Mean vs. Median: A Beginner’s Guide
This post is adapted from material in my book Practical SQL: A Beginner’s Guide to Storytelling With Data from No Starch Press.
A common way to summarize a group of numbers — one most of us learned in grade school — is to find its mean, commonly called the average. But it’s not always the best measure. Often, the median is better.
Let’s say six kids go on a field trip, ages 10, 11, 10, 9, 13 and 12. It’s easy to add the ages and divide by six to get the group’s average age:
(10 + 11 + 10 + 9 + 13 + 12) / 6 = 10.8
Because all the ages are close, the average of 10.8 gives us a good picture of the group as a whole. But averages are less helpful when the values are skewed toward one end or if they include outliers.
For example, what if we add a much older chaperone to our field trip? With ages of 10, 11, 10, 9, 13, 12 and 46, the average age of the group rises considerably:
(10 + 11 + 10 + 9 + 13 + 12 + 46) / 7 = 15.9
Now the mean is not an accurate representation. The outlier skews the average, and no journalist should feel comfortable reporting it.

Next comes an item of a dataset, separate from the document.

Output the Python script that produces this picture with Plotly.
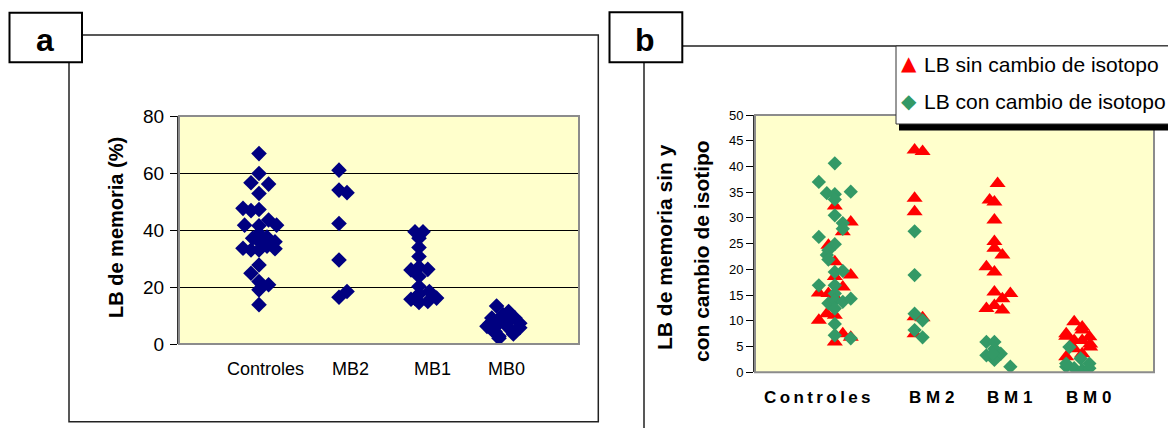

This is where calculating a median is handy. The median is the midpoint in an ordered list of values — the point at which half the values are higher and half lower. If the median household income in East Middletownburg is $50,000, then half the households earn more and half less.
Using our field trip, we order the ages from lowest to highest:
9, 10, 10, 11, 12, 13, 46
The middle value is 11, and that’s the median. Half the values are higher, and half lower. If there had been an even number of values, we’d average the two middle values to find the median. For larger sets of numbers, you can use the MEDIAN function in Microsoft Excel.
Given this group, the median of 11 is a much better representation of the typical age than the average of 15.9. That’s what makes median such a useful statistical measure. Scan financial news, and you’ll see medians reported frequently. Reports on housing prices often use medians because a few sales of McMansions in a zip code that’s otherwise modest can make averages useless. Same for sports player salaries where one or two superstars can skew results.
A good test: calculate the average and the median for a group of values. If they’re close, then the group is probably normally distributed (the familiar bell curve), and the average is useful. If they’re far apart, then the values are not normally distributed and the median is the better representation.